* Start DATA PROVIDED *

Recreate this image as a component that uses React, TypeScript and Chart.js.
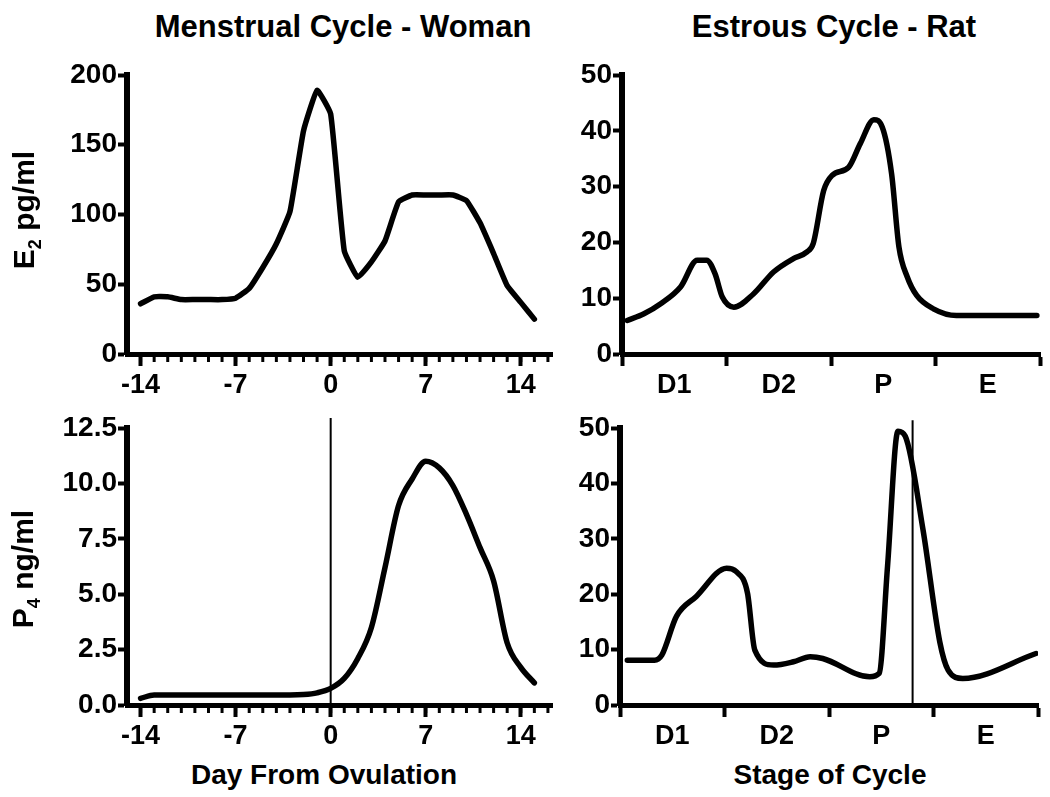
import React, { useEffect, useRef } from 'react';
import { Chart, registerables } from 'chart.js';

Chart.register(...registerables);

const FONT = "'Liberation Sans', Arial, Helvetica, sans-serif";
Chart.defaults.font.family = FONT;
Chart.defaults.color = '#000';

// ---- Woman (menstrual cycle) ----
const DAYS = [-14, -13, -12, -11, -10, -9, -8, -7, -6, -5, -4, -3, -2, -1, 0, 1, 2, 3, 4, 5, 6, 7, 8, 9, 10, 11, 12, 13, 14, 15];
const E2_WOMAN = [36, 41, 41, 39, 39, 39, 39, 40, 47, 62, 79, 102, 160, 189, 172, 74, 55, 66, 81, 109, 114, 114, 114, 114, 110, 94, 72, 49, 37, 25];
const P4_WOMAN = [0.3, 0.45, 0.45, 0.45, 0.45, 0.45, 0.45, 0.45, 0.45, 0.45, 0.45, 0.45, 0.47, 0.55, 0.75, 1.2, 2.1, 3.5, 6.2, 9.0, 10.2, 11.0, 10.7, 9.9, 8.6, 7.1, 5.6, 2.8, 1.7, 1.0];
const DAY_MAJOR_TICKS = [-14, -7, 0, 7, 14];
const DAY_MINOR_TICKS = [-14, -13, -12, -11, -10, -9, -8, -7, -6, -5, -4, -3, -2, -1, 0, 1, 2, 3, 4, 5, 6, 7, 8, 9, 10, 11, 12, 13, 14, 15, 16];
const OVULATION_DAY = 0;

// ---- Rat (estrous cycle) ----
const STAGES = ['D1', 'D2', 'P', 'E'];
const STAGE_TICKS = [0, 0.5, 1, 1.5, 2, 2.5, 3, 3.5, 4];
const E2_RAT_X = [0.05, 0.21, 0.37, 0.56, 0.72, 0.81, 0.89, 0.96, 1.07, 1.26, 1.45, 1.64, 1.77, 1.83, 1.93, 2.01, 2.17, 2.28, 2.41, 2.49, 2.58, 2.65, 2.73, 2.82, 2.98, 3.2, 3.97];
const E2_RAT_Y = [6.0, 7.2, 9.0, 12.0, 16.8, 16.8, 14.4, 10.2, 8.4, 10.8, 14.7, 17.1, 18.3, 19.8, 29.3, 32.0, 33.5, 37.7, 42.0, 40.7, 32.3, 19.2, 13.8, 10.5, 8.1, 6.9, 6.9];
const P4_RAT_X = [0.07, 0.33, 0.4, 0.54, 0.73, 1.02, 1.11, 1.22, 1.29, 1.47, 1.66, 1.82, 1.94, 2.39, 2.48, 2.56, 2.66, 2.73, 2.9, 3.06, 3.14, 3.28, 3.98];
const P4_RAT_Y = [8.1, 8.1, 9.0, 16.0, 19.6, 24.7, 24.1, 20.2, 9.9, 7.2, 7.8, 8.7, 8.4, 5.1, 5.7, 25.0, 49.4, 48.5, 31.6, 11.4, 6.3, 4.8, 9.3];
const RAT_OVULATION_STAGE = 2.8;

const lineDataset = (pts: { x: number; y: number }[], smooth: boolean) => ({
  data: pts,
  borderColor: '#000',
  borderWidth: 5.5,
  pointRadius: 0,
  fill: false,
  cubicInterpolationMode: smooth ? 'monotone' : 'default',
  tension: smooth ? 0.4 : 0.12,
  borderJoinStyle: 'round',
  borderCapStyle: 'round',
});

const vlineDataset = (x: number, top: number) => ({
  data: [{ x, y: 0 }, { x, y: top }],
  borderColor: '#000',
  borderWidth: 2,
  pointRadius: 0,
  tension: 0,
  fill: false,
  clip: false,
});

const yScale = (min: number, max: number, step: number, width: number, decimals?: number) => ({
  type: 'linear',
  min,
  max,
  afterFit: (s: any) => { s.width = width; },
  ticks: {
    stepSize: step,
    color: '#000',
    padding: 1,
    font: { size: 28, weight: 'bold', family: FONT },
    callback: (v: any) => (decimals ? Number(v).toFixed(decimals) : String(v)),
  },
  grid: { drawOnChartArea: false, drawTicks: true, tickLength: 9, tickWidth: 4, tickColor: '#000' },
  border: { display: true, color: '#000', width: 6 },
});

const dayXScale = () => ({
  type: 'linear',
  min: -15,
  max: 16.3,
  afterFit: (s: any) => { s.height = 41; },
  afterBuildTicks: (s: any) => { s.ticks = DAY_MAJOR_TICKS.map((v) => ({ value: v })); },
  ticks: {
    autoSkip: false,
    maxRotation: 0,
    color: '#000',
    padding: 3,
    font: { size: 27, weight: 'bold', family: FONT },
    callback: (v: any) => String(v),
  },
  grid: { drawOnChartArea: false, drawTicks: true, tickLength: 12, tickWidth: 4, tickColor: '#000' },
  border: { display: true, color: '#000', width: 5 },
});

const stageXScale = () => ({
  type: 'linear',
  min: 0,
  max: 4,
  afterFit: (s: any) => { s.height = 41; },
  afterBuildTicks: (s: any) => { s.ticks = STAGE_TICKS.map((v) => ({ value: v })); },
  ticks: {
    autoSkip: false,
    maxRotation: 0,
    color: '#000',
    padding: 3,
    font: { size: 27, weight: 'bold', family: FONT },
    callback: (v: any) => (Number.isInteger(Number(v)) ? '' : STAGES[Math.floor(Number(v))]),
  },
  grid: {
    drawOnChartArea: false,
    drawTicks: true,
    tickLength: 12,
    tickWidth: 4,
    tickColor: (ctx: any) => (ctx.tick && Number.isInteger(ctx.tick.value) ? '#000' : 'rgba(0,0,0,0)'),
  },
  border: { display: true, color: '#000', width: 5 },
});

const minorTickPlugin = (values: number[]) => ({
  id: 'minorTicks',
  afterDraw(chart: any) {
    const xs = chart.scales.x;
    const { ctx, chartArea } = chart;
    ctx.save();
    ctx.strokeStyle = '#000';
    ctx.lineWidth = 3;
    values.forEach((v) => {
      const px = xs.getPixelForValue(v);
      ctx.beginPath();
      ctx.moveTo(px, chartArea.bottom);
      ctx.lineTo(px, chartArea.bottom + 8);
      ctx.stroke();
    });
    ctx.restore();
  },
});

const makeConfig = (datasets: any[], x: any, y: any, padding: any, plugins: any[] = []) => ({
  type: 'line',
  data: { datasets },
  options: {
    responsive: false,
    animation: false,
    devicePixelRatio: 1,
    layout: { padding },
    plugins: { legend: { display: false }, tooltip: { enabled: false }, title: { display: false } },
    scales: { x, y },
  },
  plugins,
});

function Panel({ left, top, width, height, config }: any) {
  const ref = useRef<HTMLCanvasElement | null>(null);
  useEffect(() => {
    const chart = new Chart(ref.current as HTMLCanvasElement, config);
    return () => chart.destroy();
  }, []);
  return (
    <canvas
      ref={ref}
      width={width}
      height={height}
      style={{ position: 'absolute', left, top, width, height, display: 'block' }}
    />
  );
}

const textStyle = (x: number, y: number, size: number, rotate = false): React.CSSProperties => ({
  position: 'absolute',
  left: x,
  top: y,
  transform: `translate(-50%, -50%)${rotate ? ' rotate(-90deg)' : ''}`,
  fontFamily: FONT,
  fontWeight: 'bold',
  fontSize: size,
  lineHeight: 1,
  whiteSpace: 'nowrap',
  color: '#000',
});

export default function App() {
  const e2Woman = DAYS.map((d, i) => ({ x: d, y: E2_WOMAN[i] }));
  const p4Woman = DAYS.map((d, i) => ({ x: d, y: P4_WOMAN[i] }));
  const e2Rat = E2_RAT_X.map((x, i) => ({ x, y: E2_RAT_Y[i] }));
  const p4Rat = P4_RAT_X.map((x, i) => ({ x, y: P4_RAT_Y[i] }));

  const cfgTL = makeConfig([lineDataset(e2Woman, false)], dayXScale(), yScale(0, 200, 50, 127), { left: 0, right: 8, top: 30, bottom: 0 }, [minorTickPlugin(DAY_MINOR_TICKS)]);
  const cfgTR = makeConfig([lineDataset(e2Rat, true)], stageXScale(), yScale(0, 50, 10, 62), { left: 0, right: 10, top: 30, bottom: 0 });
  const cfgBL = makeConfig([vlineDataset(OVULATION_DAY, 12.95), lineDataset(p4Woman, true)], dayXScale(), yScale(0, 12.5, 2.5, 127, 1), { left: 0, right: 8, top: 28, bottom: 0 }, [minorTickPlugin(DAY_MINOR_TICKS)]);
  const cfgBR = makeConfig([vlineDataset(RAT_OVULATION_STAGE, 51.4), lineDataset(p4Rat, true)], stageXScale(), yScale(0, 50, 10, 60), { left: 0, right: 12, top: 28, bottom: 0 });

  return (
    <div style={{ position: 'absolute', left: 0, top: 0, width: 1050, height: 797, background: '#fff', overflow: 'hidden' }}>
      <Panel left={0} top={45} width={560} height={350} config={cfgTL} />
      <Panel left={560} top={45} width={490} height={350} config={cfgTR} />
      <Panel left={0} top={400} width={560} height={346} config={cfgBL} />
      <Panel left={560} top={400} width={490} height={346} config={cfgBR} />

      <div style={textStyle(343, 26, 31)}>Menstrual Cycle - Woman</div>
      <div style={textStyle(834, 26, 31)}>Estrous Cycle - Rat</div>
      <div style={textStyle(324, 775, 28)}>Day From Ovulation</div>
      <div style={textStyle(830, 775, 28)}>Stage of Cycle</div>
      <div style={textStyle(26, 210, 30, true)}>
        E<sub style={{ fontSize: '0.6em' }}>2</sub> pg/ml
      </div>
      <div style={textStyle(25, 569, 30, true)}>
        P<sub style={{ fontSize: '0.6em' }}>4</sub> ng/ml
      </div>
    </div>
  );
}
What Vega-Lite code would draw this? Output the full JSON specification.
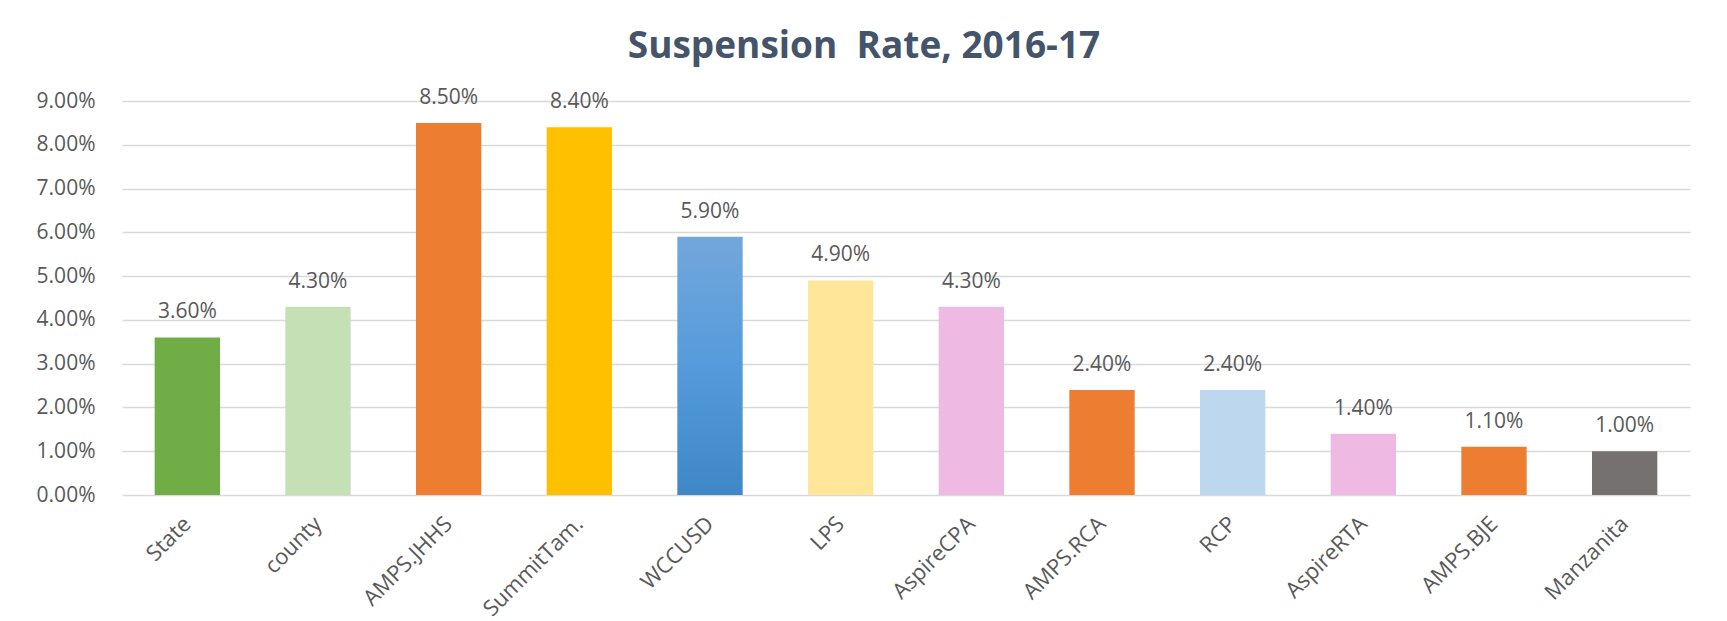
{
  "$schema": "https://vega.github.io/schema/vega-lite/v6.json",
  "width": 1568,
  "height": 394,
  "autosize": {"type": "none"},
  "padding": {"left": 122, "top": 101, "right": 37, "bottom": 126},
  "background": "white",
  "config": {
    "font": "Open Sans",
    "view": {"stroke": null}
  },
  "title": {
    "text": "Suspension\u00a0 Rate, 2016-17",
    "font": "Open Sans",
    "fontSize": 37,
    "fontWeight": "bold",
    "color": "#44546A",
    "anchor": "middle",
    "baseline": "alphabetic",
    "offset": -8,
    "dx": -42
  },
  "data": {
    "values": [
      {"name": "State", "rate": 0.036},
      {"name": "county", "rate": 0.043},
      {"name": "AMPS.JHHS", "rate": 0.085},
      {"name": "SummitTam.", "rate": 0.084},
      {"name": "WCCUSD", "rate": 0.059},
      {"name": "LPS", "rate": 0.049},
      {"name": "AspireCPA", "rate": 0.043},
      {"name": "AMPS.RCA", "rate": 0.024},
      {"name": "RCP", "rate": 0.024},
      {"name": "AspireRTA", "rate": 0.014},
      {"name": "AMPS.BJE", "rate": 0.011},
      {"name": "Manzanita", "rate": 0.01}
    ]
  },
  "encoding": {
    "x": {
      "field": "name",
      "type": "nominal",
      "sort": null,
      "scale": {"paddingInner": 0.5, "paddingOuter": 0.25},
      "axis": {
        "title": null,
        "labelAngle": -45,
        "labelAlign": "right",
        "labelBaseline": "middle",
        "labelFontSize": 22,
        "labelColor": "#595959",
        "labelPadding": 25,
        "ticks": false,
        "domain": false,
        "grid": false
      }
    },
    "y": {
      "field": "rate",
      "type": "quantitative",
      "scale": {"domain": [0, 0.09], "nice": false},
      "axis": {
        "title": null,
        "values": [0, 0.01, 0.02, 0.03, 0.04, 0.05, 0.06, 0.07, 0.08, 0.09],
        "format": ".2%",
        "labelFontSize": 21,
        "labelColor": "#595959",
        "labelPadding": 27,
        "ticks": false,
        "domain": false,
        "gridColor": "#D9D9D9",
        "gridWidth": 1.5
      }
    }
  },
  "layer": [
    {
      "mark": {"type": "bar"},
      "encoding": {
        "color": {
          "condition": {
            "test": "datum.name === 'WCCUSD'",
            "value": {
              "gradient": "linear",
              "x1": 0, "y1": 0, "x2": 0, "y2": 1,
              "stops": [
                {"offset": 0, "color": "#72A7DB"},
                {"offset": 0.5, "color": "#559BDB"},
                {"offset": 1, "color": "#3F87C7"}
              ]
            }
          },
          "field": "name",
          "type": "nominal",
          "legend": null,
          "scale": {
            "domain": ["State", "county", "AMPS.JHHS", "SummitTam.", "WCCUSD", "LPS", "AspireCPA", "AMPS.RCA", "RCP", "AspireRTA", "AMPS.BJE", "Manzanita"],
            "range": ["#70AD47", "#C5E0B4", "#ED7D31", "#FFC000", "#5B9BD5", "#FFE699", "#EEBAE3", "#ED7D31", "#BDD7EE", "#EEBAE3", "#ED7D31", "#767171"]
          }
        }
      }
    },
    {
      "mark": {
        "type": "text",
        "baseline": "alphabetic",
        "dy": -19,
        "fontSize": 21,
        "color": "#595959"
      },
      "encoding": {
        "text": {"field": "rate", "type": "quantitative", "format": ".2%"}
      }
    }
  ]
}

* End DATA PROVIDED *

Begin at the top of the material above and output each line exactly, stopping after the line that holds "Chart.defaults.color = '#000';". Leave out pictures.

SOLUTION TO THE PROBLEM:
Recreate this image as a component that uses React, TypeScript and Chart.js.
import React, { useEffect, useRef } from 'react';
import { Chart, registerables } from 'chart.js';

Chart.register(...registerables);

const FONT = "'Liberation Sans', Arial, Helvetica, sans-serif";
Chart.defaults.font.family = FONT;
Chart.defaults.color = '#000';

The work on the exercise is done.